§ Provided information

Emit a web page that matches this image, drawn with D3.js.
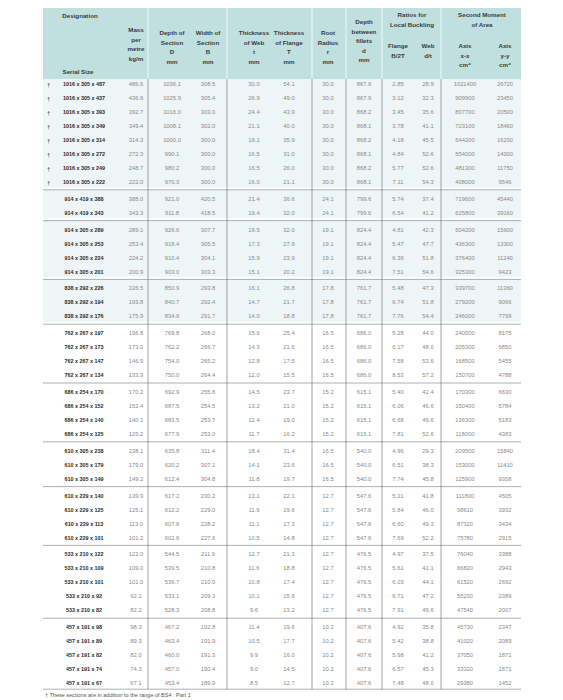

==

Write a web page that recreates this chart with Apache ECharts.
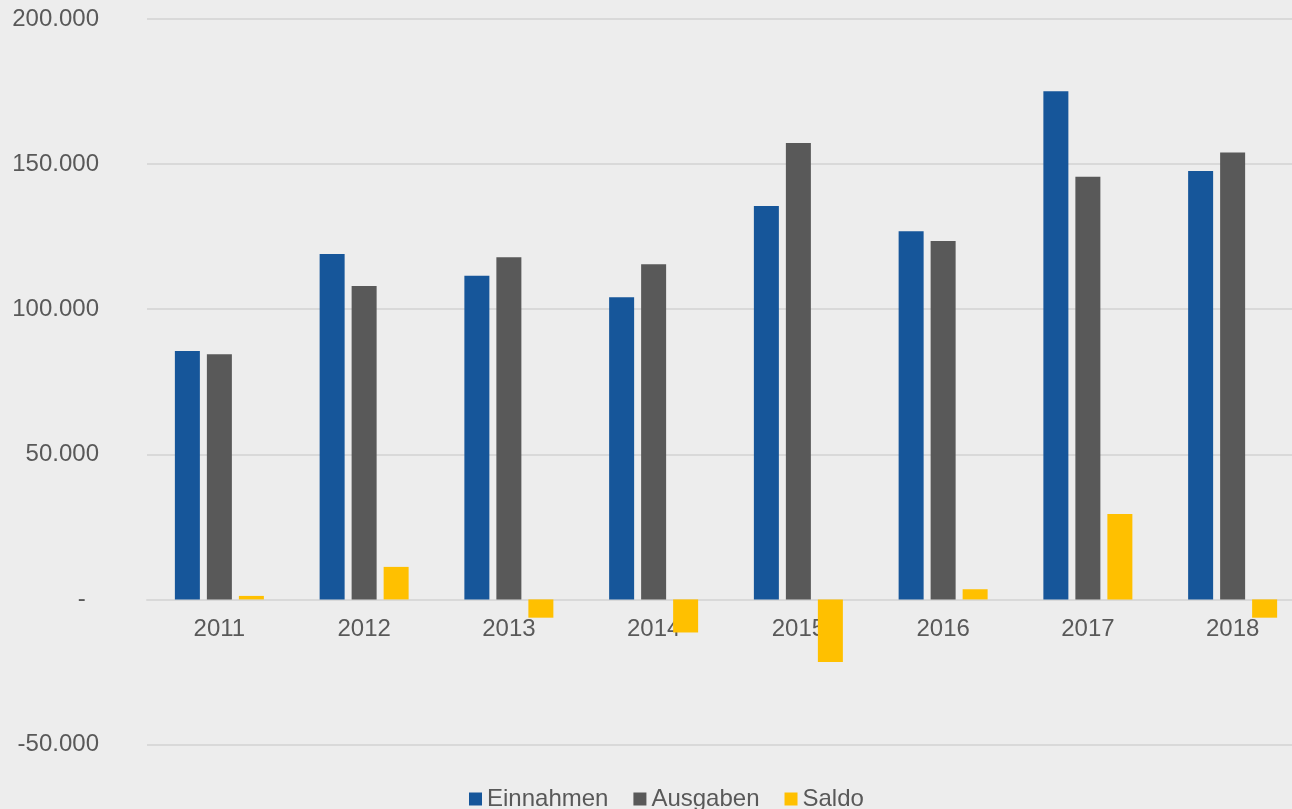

--

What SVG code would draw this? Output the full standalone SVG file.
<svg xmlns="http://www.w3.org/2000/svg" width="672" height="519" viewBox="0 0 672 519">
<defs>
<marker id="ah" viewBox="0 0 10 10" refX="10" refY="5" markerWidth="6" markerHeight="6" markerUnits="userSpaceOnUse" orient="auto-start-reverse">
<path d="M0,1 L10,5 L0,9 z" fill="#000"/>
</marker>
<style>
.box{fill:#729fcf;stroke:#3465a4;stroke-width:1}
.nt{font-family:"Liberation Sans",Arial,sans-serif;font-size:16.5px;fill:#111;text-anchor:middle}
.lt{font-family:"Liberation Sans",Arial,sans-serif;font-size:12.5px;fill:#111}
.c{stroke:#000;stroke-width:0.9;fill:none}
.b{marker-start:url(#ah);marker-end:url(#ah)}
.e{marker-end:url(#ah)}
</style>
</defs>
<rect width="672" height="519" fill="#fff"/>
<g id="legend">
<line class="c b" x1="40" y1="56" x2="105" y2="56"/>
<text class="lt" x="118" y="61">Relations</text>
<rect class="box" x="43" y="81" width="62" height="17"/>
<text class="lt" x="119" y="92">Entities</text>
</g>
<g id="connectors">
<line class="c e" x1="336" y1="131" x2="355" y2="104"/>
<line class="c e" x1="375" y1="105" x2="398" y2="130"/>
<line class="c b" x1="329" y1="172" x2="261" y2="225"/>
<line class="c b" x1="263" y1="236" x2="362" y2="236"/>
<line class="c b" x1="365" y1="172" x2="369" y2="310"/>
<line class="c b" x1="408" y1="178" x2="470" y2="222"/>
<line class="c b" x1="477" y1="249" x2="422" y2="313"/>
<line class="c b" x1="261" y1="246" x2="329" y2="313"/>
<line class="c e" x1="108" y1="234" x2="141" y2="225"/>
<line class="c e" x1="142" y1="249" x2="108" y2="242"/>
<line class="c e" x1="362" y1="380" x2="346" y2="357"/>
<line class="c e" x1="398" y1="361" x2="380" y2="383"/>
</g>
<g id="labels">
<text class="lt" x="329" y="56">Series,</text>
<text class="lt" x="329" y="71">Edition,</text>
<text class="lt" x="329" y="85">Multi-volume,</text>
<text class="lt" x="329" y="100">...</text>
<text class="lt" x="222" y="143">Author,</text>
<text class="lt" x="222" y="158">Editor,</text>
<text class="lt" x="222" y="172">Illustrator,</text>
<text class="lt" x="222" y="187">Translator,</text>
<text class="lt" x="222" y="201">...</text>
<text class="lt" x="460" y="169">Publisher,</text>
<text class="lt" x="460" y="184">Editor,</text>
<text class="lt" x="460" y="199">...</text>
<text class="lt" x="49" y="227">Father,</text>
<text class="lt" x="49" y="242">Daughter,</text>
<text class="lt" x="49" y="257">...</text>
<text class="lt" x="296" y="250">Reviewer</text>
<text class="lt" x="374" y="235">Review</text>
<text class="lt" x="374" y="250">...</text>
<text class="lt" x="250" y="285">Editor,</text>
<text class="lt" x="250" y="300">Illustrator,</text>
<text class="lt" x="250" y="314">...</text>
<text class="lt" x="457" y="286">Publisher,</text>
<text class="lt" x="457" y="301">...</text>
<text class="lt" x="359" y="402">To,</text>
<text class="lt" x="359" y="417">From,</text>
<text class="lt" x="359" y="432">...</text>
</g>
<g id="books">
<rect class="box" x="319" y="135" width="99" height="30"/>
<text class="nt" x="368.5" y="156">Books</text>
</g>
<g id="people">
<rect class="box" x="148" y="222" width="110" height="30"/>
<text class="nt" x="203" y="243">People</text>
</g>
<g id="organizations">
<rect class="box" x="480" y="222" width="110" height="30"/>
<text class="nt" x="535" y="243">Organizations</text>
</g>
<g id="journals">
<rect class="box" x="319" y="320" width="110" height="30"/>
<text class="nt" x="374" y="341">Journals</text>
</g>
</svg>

§ Task to complete
The answer is a single number, the count of lines in the records that contain the string "with".

§ Full solution
2